**Work to do**:
Give an exact transcription of every line, dropping the images.

[Stored items from a collection]
(begin)

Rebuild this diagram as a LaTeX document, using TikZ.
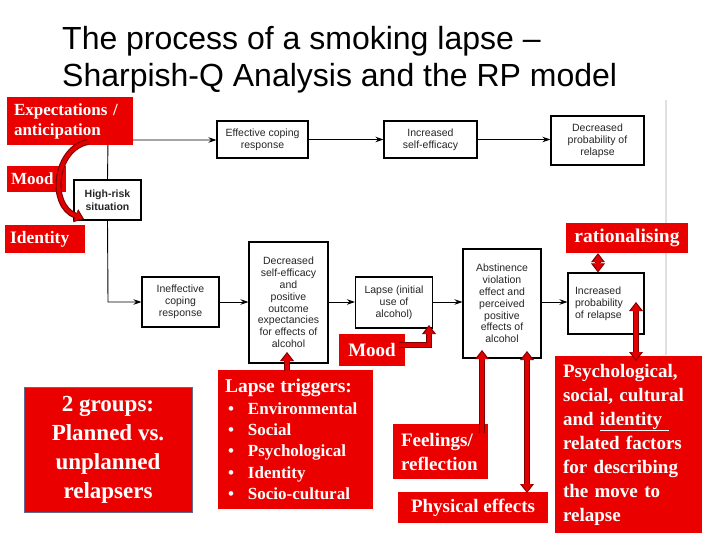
\documentclass[tikz,border=0pt]{standalone}
\usepackage{fontspec}
\setmainfont{Liberation Serif}
\newfontfamily\arialf{Liberation Sans}
\usetikzlibrary{arrows.meta}
\definecolor{boxred}{RGB}{235,0,0}
\definecolor{arrdark}{RGB}{125,0,0}
\definecolor{arrfill}{RGB}{225,0,0}
\definecolor{grpborder}{RGB}{95,105,145}
\tikzset{
  flow/.style={draw=black, line width=1.1pt, fill=white, inner sep=0pt, align=center,
    font=\arialf\fontsize{10.5}{11.8}\selectfont, text=black!85},
  rbox/.style={fill=boxred, inner sep=0pt, text=white},
  conn/.style={line width=0.9pt, -{Stealth[length=8pt,width=5.5pt]}},
  blk/.style={draw=arrdark, line width=6pt, line join=miter,
    -{Triangle[width=14pt,length=9pt,line width=0pt]},
    postaction={draw=arrfill, line width=3.8pt, shorten >=1.5pt,
      -{Triangle[width=10.4pt,length=7.4pt,line width=0pt]}}},
  blkboth/.style={draw=arrdark, line width=6pt, line join=miter,
    {Triangle[width=14pt,length=9pt,line width=0pt]}-{Triangle[width=14pt,length=9pt,line width=0pt]},
    postaction={draw=arrfill, line width=3.8pt, shorten >=1.5pt, shorten <=1.5pt,
      {Triangle[width=10.4pt,length=7.4pt,line width=0pt]}-{Triangle[width=10.4pt,length=7.4pt,line width=0pt]}}},
}
\begin{document}
\begin{tikzpicture}[x=1pt,y=-1pt]
\useasboundingbox (0,0) rectangle (720,540);
\fill[white] (0,0) rectangle (720,540);

% faint slide divider
\draw[black!12, line width=1.5pt] (666,100) -- (666,355);

% title
\node[anchor=base west, inner sep=0pt, font=\arialf\fontsize{32}{38}\selectfont] (t1) at (62,50) {The process of a smoking lapse –};
\node[anchor=base west, inner sep=0pt, font=\arialf\fontsize{32}{38}\selectfont] (t2) at (62,87) {Sharpish-Q Analysis and the RP model};

% flow boxes
\node[flow, minimum width=91pt, minimum height=37pt] (eff) at (262.5,139.5) {Effective coping\\response};
\node[flow, minimum width=93pt, minimum height=37pt] (inc) at (430.5,139.5) {Increased\\self-efficacy};
\node[flow, minimum width=93pt, minimum height=49pt] (dec) at (597.5,140.5) {Decreased\\probability of\\relapse};
\node[flow, minimum width=67pt, minimum height=40pt, font=\arialf\bfseries\fontsize{10.5}{12.5}\selectfont] (hrs) at (107.5,200) {High-risk\\situation};
\node[flow, minimum width=77pt, minimum height=50pt] (inef) at (180.5,302) {Ineffective\\coping\\response};
\node[flow, minimum width=79pt, minimum height=121pt] (dse) at (288.5,302.5) {Decreased\\self-efficacy\\and\\positive\\outcome\\expectancies\\for effects of\\alcohol};
\node[flow, minimum width=77pt, minimum height=51pt] (lapse) at (394,302.5) {Lapse (initial\\use of\\alcohol)};
\node[flow, minimum width=78pt, minimum height=109pt] (abst) at (502,303.5) {Abstinence\\violation\\effect and\\perceived\\positive\\effects of\\alcohol};
\node[flow, minimum width=76pt, minimum height=61pt, text width=62pt, align=left] (ipr) at (606,303.5) {Increased\\probability\\of relapse};

% black connectors
\coordinate (j1) at (108,140);
\coordinate (j2) at (108,302);
\draw[conn] (hrs.north) -- (j1) -- (eff.west |- j1);
\draw[conn] (hrs.south) -- (j2) -- (inef.west |- j2);
\draw[conn] (eff.east) -- (inc.west);
\draw[conn] (inc.east) -- (dec.west |- inc.east);
\draw[conn] (inef.east) -- (dse.west |- inef.east);
\draw[conn] (dse.east |- inef.east) -- (lapse.west |- inef.east);
\draw[conn] (lapse.east |- inef.east) -- (abst.west |- inef.east);
\draw[conn] (abst.east |- inef.east) -- (ipr.west |- inef.east);

% red boxes
\node[rbox, minimum width=126pt, minimum height=48pt, text width=112pt, align=left,
  font=\bfseries\fontsize{17}{20}\selectfont] (exp) at (70,121) {Expectations /\\anticipation};
\node[rbox, minimum width=59pt, minimum height=26pt, text width=51pt, align=left,
  font=\bfseries\fontsize{17}{20}\selectfont] (mood1) at (36.5,179) {Mood};
\node[rbox, minimum width=80pt, minimum height=28pt, text width=70pt, align=left,
  font=\bfseries\fontsize{17.5}{20}\selectfont] (ident) at (45,239) {Identity};
\node[rbox, minimum width=122pt, minimum height=30pt, font=\bfseries\fontsize{19.5}{22}\selectfont] (rat) at (627,238) {rationalising};
\node[rbox, minimum width=66pt, minimum height=32pt, font=\bfseries\fontsize{19}{22}\selectfont] (mood2) at (372,350) {Mood};
\node[rbox, minimum width=155pt, minimum height=139pt, text width=141pt, align=left,
  font=\bfseries\fontsize{17}{21.3}\selectfont] (lt) at (295.5,439.5)
  {{\fontsize{19.5}{21.3}\selectfont Lapse triggers:}\\
   \hspace*{3pt}\makebox[20pt][l]{\textbullet}Environmental\\
   \hspace*{3pt}\makebox[20pt][l]{\textbullet}Social\\
   \hspace*{3pt}\makebox[20pt][l]{\textbullet}Psychological\\
   \hspace*{3pt}\makebox[20pt][l]{\textbullet}Identity\\
   \hspace*{3pt}\makebox[20pt][l]{\textbullet}Socio-cultural};
\node[rbox, draw=grpborder, line width=1pt, minimum width=168pt, minimum height=125pt, align=center,
  font=\bfseries\fontsize{23}{29}\selectfont] (grp) at (108,449.5) {2 groups:\\Planned vs.\\unplanned\\relapsers};
\node[rbox, minimum width=95pt, minimum height=55pt, text width=79pt, align=left,
  font=\bfseries\fontsize{19}{24}\selectfont] (feel) at (440.5,451.5) {Feelings/\\reflection};
\node[rbox, minimum width=150pt, minimum height=31pt, font=\bfseries\fontsize{19}{22}\selectfont] (phys) at (473,507.5) {Physical effects};
\node[rbox, minimum width=147pt, minimum height=177pt, text width=131pt, align=left,
  font=\bfseries\fontsize{19}{24}\selectfont] (psy) at (628.5,444.5)
  {Psychological,\\social, cultural\\and \underline{identity\ }\\related factors\\for describing\\the move to\\relapse};

% red block arrows
\coordinate (cA) at (88,142);
\coordinate (cB) at (84,219);
\draw[blk] (cA) .. controls (55,148) and (48,205) .. (cB);
\coordinate (ltA) at (287,371);
\coordinate (ltB) at (287,352);
\draw[blk] (ltA) -- (ltB);
\coordinate (mA) at (399,345);
\coordinate (mB) at (429,345);
\coordinate (mC) at (429,325);
\draw[blk] (mA) -- (mB) -- (mC);
\coordinate (fA) at (482,433);
\coordinate (fB) at (482,350);
\draw[blk] (fA) -- (fB);
\coordinate (pA) at (527,493);
\coordinate (pB) at (527,351);
\draw[blkboth] (pA) -- (pB);
\coordinate (sA) at (636,361);
\coordinate (sB) at (636,302);
\draw[blkboth] (sA) -- (sB);
\draw[blkboth] (rat.south -| 598,0) -- (ipr.north -| 598,0);
\end{tikzpicture}
\end{document}
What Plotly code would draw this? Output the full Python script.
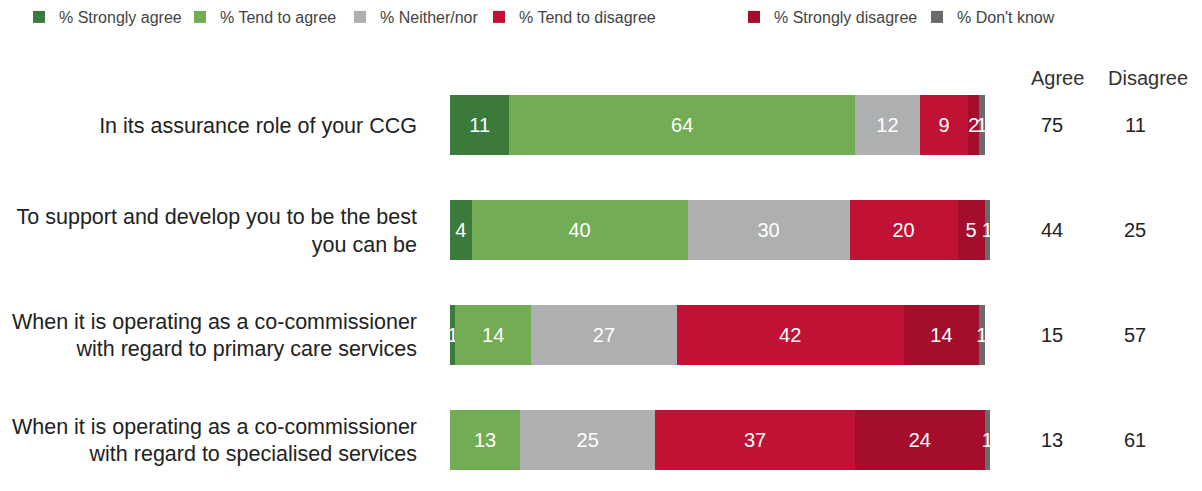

(end)

**Finished task**:
Rebuild this diagram as a LaTeX document, using TikZ.
\documentclass[tikz,border=0pt]{standalone}
\usepackage{fontspec}
\setmainfont{Liberation Serif}
\newfontfamily\arialf{Liberation Sans}
\usetikzlibrary{arrows.meta}
\definecolor{boxred}{RGB}{235,0,0}
\definecolor{arrdark}{RGB}{125,0,0}
\definecolor{arrfill}{RGB}{225,0,0}
\definecolor{grpborder}{RGB}{95,105,145}
\tikzset{
  flow/.style={draw=black, line width=1.1pt, fill=white, inner sep=0pt, align=center,
    font=\arialf\fontsize{10.5}{11.8}\selectfont, text=black!85},
  rbox/.style={fill=boxred, inner sep=0pt, text=white},
  conn/.style={line width=0.9pt, -{Stealth[length=8pt,width=5.5pt]}},
  blk/.style={draw=arrdark, line width=6pt, line join=miter,
    -{Triangle[width=14pt,length=9pt,line width=0pt]},
    postaction={draw=arrfill, line width=3.8pt, shorten >=1.5pt,
      -{Triangle[width=10.4pt,length=7.4pt,line width=0pt]}}},
  blkboth/.style={draw=arrdark, line width=6pt, line join=miter,
    {Triangle[width=14pt,length=9pt,line width=0pt]}-{Triangle[width=14pt,length=9pt,line width=0pt]},
    postaction={draw=arrfill, line width=3.8pt, shorten >=1.5pt, shorten <=1.5pt,
      {Triangle[width=10.4pt,length=7.4pt,line width=0pt]}-{Triangle[width=10.4pt,length=7.4pt,line width=0pt]}}},
}
\begin{document}
\begin{tikzpicture}[x=1pt,y=-1pt]
\useasboundingbox (0,0) rectangle (720,540);
\fill[white] (0,0) rectangle (720,540);

% faint slide divider
\draw[black!12, line width=1.5pt] (666,100) -- (666,355);

% title
\node[anchor=base west, inner sep=0pt, font=\arialf\fontsize{32}{38}\selectfont] (t1) at (62,50) {The process of a smoking lapse –};
\node[anchor=base west, inner sep=0pt, font=\arialf\fontsize{32}{38}\selectfont] (t2) at (62,87) {Sharpish-Q Analysis and the RP model};

% flow boxes
\node[flow, minimum width=91pt, minimum height=37pt] (eff) at (262.5,139.5) {Effective coping\\response};
\node[flow, minimum width=93pt, minimum height=37pt] (inc) at (430.5,139.5) {Increased\\self-efficacy};
\node[flow, minimum width=93pt, minimum height=49pt] (dec) at (597.5,140.5) {Decreased\\probability of\\relapse};
\node[flow, minimum width=67pt, minimum height=40pt, font=\arialf\bfseries\fontsize{10.5}{12.5}\selectfont] (hrs) at (107.5,200) {High-risk\\situation};
\node[flow, minimum width=77pt, minimum height=50pt] (inef) at (180.5,302) {Ineffective\\coping\\response};
\node[flow, minimum width=79pt, minimum height=121pt] (dse) at (288.5,302.5) {Decreased\\self-efficacy\\and\\positive\\outcome\\expectancies\\for effects of\\alcohol};
\node[flow, minimum width=77pt, minimum height=51pt] (lapse) at (394,302.5) {Lapse (initial\\use of\\alcohol)};
\node[flow, minimum width=78pt, minimum height=109pt] (abst) at (502,303.5) {Abstinence\\violation\\effect and\\perceived\\positive\\effects of\\alcohol};
\node[flow, minimum width=76pt, minimum height=61pt, text width=62pt, align=left] (ipr) at (606,303.5) {Increased\\probability\\of relapse};

% black connectors
\coordinate (j1) at (108,140);
\coordinate (j2) at (108,302);
\draw[conn] (hrs.north) -- (j1) -- (eff.west |- j1);
\draw[conn] (hrs.south) -- (j2) -- (inef.west |- j2);
\draw[conn] (eff.east) -- (inc.west);
\draw[conn] (inc.east) -- (dec.west |- inc.east);
\draw[conn] (inef.east) -- (dse.west |- inef.east);
\draw[conn] (dse.east |- inef.east) -- (lapse.west |- inef.east);
\draw[conn] (lapse.east |- inef.east) -- (abst.west |- inef.east);
\draw[conn] (abst.east |- inef.east) -- (ipr.west |- inef.east);

% red boxes
\node[rbox, minimum width=126pt, minimum height=48pt, text width=112pt, align=left,
  font=\bfseries\fontsize{17}{20}\selectfont] (exp) at (70,121) {Expectations /\\anticipation};
\node[rbox, minimum width=59pt, minimum height=26pt, text width=51pt, align=left,
  font=\bfseries\fontsize{17}{20}\selectfont] (mood1) at (36.5,179) {Mood};
\node[rbox, minimum width=80pt, minimum height=28pt, text width=70pt, align=left,
  font=\bfseries\fontsize{17.5}{20}\selectfont] (ident) at (45,239) {Identity};
\node[rbox, minimum width=122pt, minimum height=30pt, font=\bfseries\fontsize{19.5}{22}\selectfont] (rat) at (627,238) {rationalising};
\node[rbox, minimum width=66pt, minimum height=32pt, font=\bfseries\fontsize{19}{22}\selectfont] (mood2) at (372,350) {Mood};
\node[rbox, minimum width=155pt, minimum height=139pt, text width=141pt, align=left,
  font=\bfseries\fontsize{17}{21.3}\selectfont] (lt) at (295.5,439.5)
  {{\fontsize{19.5}{21.3}\selectfont Lapse triggers:}\\
   \hspace*{3pt}\makebox[20pt][l]{\textbullet}Environmental\\
   \hspace*{3pt}\makebox[20pt][l]{\textbullet}Social\\
   \hspace*{3pt}\makebox[20pt][l]{\textbullet}Psychological\\
   \hspace*{3pt}\makebox[20pt][l]{\textbullet}Identity\\
   \hspace*{3pt}\makebox[20pt][l]{\textbullet}Socio-cultural};
\node[rbox, draw=grpborder, line width=1pt, minimum width=168pt, minimum height=125pt, align=center,
  font=\bfseries\fontsize{23}{29}\selectfont] (grp) at (108,449.5) {2 groups:\\Planned vs.\\unplanned\\relapsers};
\node[rbox, minimum width=95pt, minimum height=55pt, text width=79pt, align=left,
  font=\bfseries\fontsize{19}{24}\selectfont] (feel) at (440.5,451.5) {Feelings/\\reflection};
\node[rbox, minimum width=150pt, minimum height=31pt, font=\bfseries\fontsize{19}{22}\selectfont] (phys) at (473,507.5) {Physical effects};
\node[rbox, minimum width=147pt, minimum height=177pt, text width=131pt, align=left,
  font=\bfseries\fontsize{19}{24}\selectfont] (psy) at (628.5,444.5)
  {Psychological,\\social, cultural\\and \underline{identity\ }\\related factors\\for describing\\the move to\\relapse};

% red block arrows
\coordinate (cA) at (88,142);
\coordinate (cB) at (84,219);
\draw[blk] (cA) .. controls (55,148) and (48,205) .. (cB);
\coordinate (ltA) at (287,371);
\coordinate (ltB) at (287,352);
\draw[blk] (ltA) -- (ltB);
\coordinate (mA) at (399,345);
\coordinate (mB) at (429,345);
\coordinate (mC) at (429,325);
\draw[blk] (mA) -- (mB) -- (mC);
\coordinate (fA) at (482,433);
\coordinate (fB) at (482,350);
\draw[blk] (fA) -- (fB);
\coordinate (pA) at (527,493);
\coordinate (pB) at (527,351);
\draw[blkboth] (pA) -- (pB);
\coordinate (sA) at (636,361);
\coordinate (sB) at (636,302);
\draw[blkboth] (sA) -- (sB);
\draw[blkboth] (rat.south -| 598,0) -- (ipr.north -| 598,0);
\end{tikzpicture}
\end{document}
What Plotly code would draw this? Output the full Python script.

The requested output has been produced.